West Texas Intermediate crude broke above the $100 per barrel level on Monday, driven by renewed concerns over Middle Eastern geopolitical tensions and slimming prospects for a diplomatic resolution between the United States and Iran. The rally marks a significant shift from earlier expectations that a potential nuclear agreement could ease sanctions pressure and allow more Iranian oil onto global markets. Traders are pricing in supply risk once again as diplomatic channels appear to narrow.
Tensions over Iran’s nuclear program have long weighed on crude prices, particularly given the country’s strategic position near the Strait of Hormuz — a chokepoint through which roughly 20% of global petroleum flows. Any disruption to shipping through the strait, whether from military action or retaliatory measures, would sharply constrain global oil supplies. Market participants have grown accustomed to using the Iran risk premium as a baseline in their price models.
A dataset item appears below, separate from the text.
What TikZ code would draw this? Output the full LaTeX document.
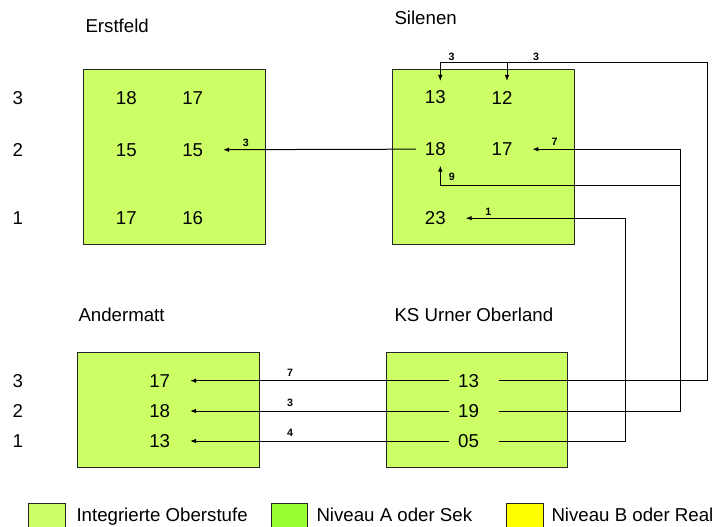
\documentclass[tikz,border=0pt]{standalone}
\usepackage{fontspec}
\setmainfont{Liberation Sans}
\usetikzlibrary{positioning, calc, arrows.meta}

\definecolor{integriert}{HTML}{CCFF66}
\definecolor{niveauA}{HTML}{99FF33}
\definecolor{niveauB}{HTML}{FFFF00}

\begin{document}
\begin{tikzpicture}
[
    x=0.75pt, y=-0.75pt, line width=0.75pt,
    % Numbers are named X-column-row with X = E (Erstfeld), S (Silenen)
    % Single column schools: A-row (Andermatt), K-row (KS Urner Oberland)
    font=\fontsize{14}{16}\selectfont
]

%=================================== Start ===================================
\tikzstyle{num}   = [inner xsep=15pt, inner ysep=0pt, outer sep=0pt, minimum height=24.75pt]
\tikzstyle{box}   = [fill=integriert, draw=black!85]
\tikzstyle{title} = [anchor=base west, inner sep=0pt]
\tikzstyle{row}   = [inner sep=0pt]
\tikzstyle{lbl}   = [font=\bfseries\fontsize{8}{9}\selectfont, inner sep=0pt]
\tikzstyle{into}  = [-{Latex[length=4.5pt, width=3.5pt]}]
\tikzstyle{from}  = [shorten <=-8.25pt]

\useasboundingbox (0,0) rectangle (720,527);

% School boxes
\draw[box] (83,69.5) rectangle (265,244);
\draw[box] (392,69.5) rectangle (574,244);
\draw[box] (77.3,352.7) rectangle (259,467);
\draw[box] (386,352.7) rectangle (567.7,467);

% School names
\node[title] (erstfeld)  at (85,32.5)  {Erstfeld};
\node[title] (silenen)   at (394,25)   {Silenen};
\node[title] (andermatt) at (78,321)   {Andermatt};
\node[title] (ks)        at (394,321)  {KS Urner Oberland};

% Row numbers
\foreach \r / \y in {3/98, 2/150, 1/218}
    \node[row] (R-top-\r) at (17.7,\y) {\r};
\foreach \r / \y in {3/380.7, 2/411, 1/441}
    \node[row] (R-bot-\r) at (17.7,\y) {\r};

% Erstfeld and Silenen
\foreach \r / \y / \a / \b in {3/98/18/17, 2/149.7/15/15, 1/218.5/17/16}
{
    \node[num] (E-1-\r) at (126.3,\y) {\a};
    \node[num] (E-2-\r) at (192.7,\y) {\b};
}
\foreach \r / \y / \a in {3/97.5/13, 2/149.2/18, 1/218.2/23}
    \node[num] (S-1-\r) at (435.3,\y) {\a};
\foreach \r / \y / \b in {3/97.5/12, 2/149.2/17}
    \node[num] (S-2-\r) at (502,\y) {\b};

% Andermatt and KS Urner Oberland
\foreach \r / \y / \a / \k in {3/380.7/17/13, 2/411/18/19, 1/441/13/05}
{
    \node[num] (A-\r) at (159.7,\y) {\a};
    \node[num] (K-\r) at (468.6,\y) {\k};
}

% Turning points of the long connectors
\coordinate (top-r) at (707.7,62.3);
\coordinate (r2)    at (680.7,186);
\coordinate (r1)    at (625.7,218.2);

% Silenen -> Erstfeld
\draw[into, from] (S-1-2.west) -- node[lbl, above=1.8pt, pos=0.875] {3} (E-2-2.east);

% KS -> Andermatt
\foreach \r / \n in {3/7, 2/3, 1/4}
    \draw[into, from] (K-\r.west) -- node[lbl, above=3pt, pos=0.597] {\n} (A-\r.east);

% KS -> Silenen
\draw[into] (K-3.east) -| (top-r)
    -| node[lbl, above=1.2pt, pos=0.479] {3}
       node[lbl, above=1.2pt, pos=0.321] {3}
    ($(S-1-3.north)+(5,0)$);
\draw[into] ($(S-2-3.north |- top-r)+(5,0)$) -- ($(S-2-3.north)+(5,0)$);
\draw[into] (K-2.east) -| (r2) |- node[lbl, above=2.5pt, pos=0.925] {7} (S-2-2.east);
\draw[into] (r2) -| node[lbl, right=6pt, pos=0.73] {9} ($(S-1-2.south)+(5,0)$);
\draw[into] (K-1.east) -| (r1) -- node[lbl, above=1.8pt, pos=0.859] {1} (S-1-1.east);

% Legend
\draw[box] (28.7,503.3) rectangle (65,530);
\draw[box, fill=niveauA] (271,503.3) rectangle (307.7,530);
\draw[box, fill=niveauB] (506.7,503.3) rectangle (543.3,530);
\node[title] (leg-1) at (76,521.7)  {Integrierte Oberstufe};
\node[title] (leg-2) at (316,521.7) {Niveau A oder Sek};
\node[title] (leg-3) at (551,521.7) {Niveau B oder Real};
%==================================== END ====================================

\end{tikzpicture}
\end{document}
The latest move higher also reflects broader OPEC+ production management and persistent questions about global crude demand heading into winter. With members focused on supporting prices through coordinated output cuts, additional geopolitical friction in the Persian Gulf provides natural support for valuations above $100. The market is also watching near-term inventory data and refinery utilization rates for clues on demand resilience.
For energy traders and hedgers, the renewed strength above the century mark signals a return to elevated uncertainty premiums that characterized earlier periods of Iran tensions. Whether crude can sustain these levels will depend on both diplomatic developments and incoming macroeconomic data that affect consumption forecasts. For now, the fading peace deal narrative has reversed months of downside pressure on crude values.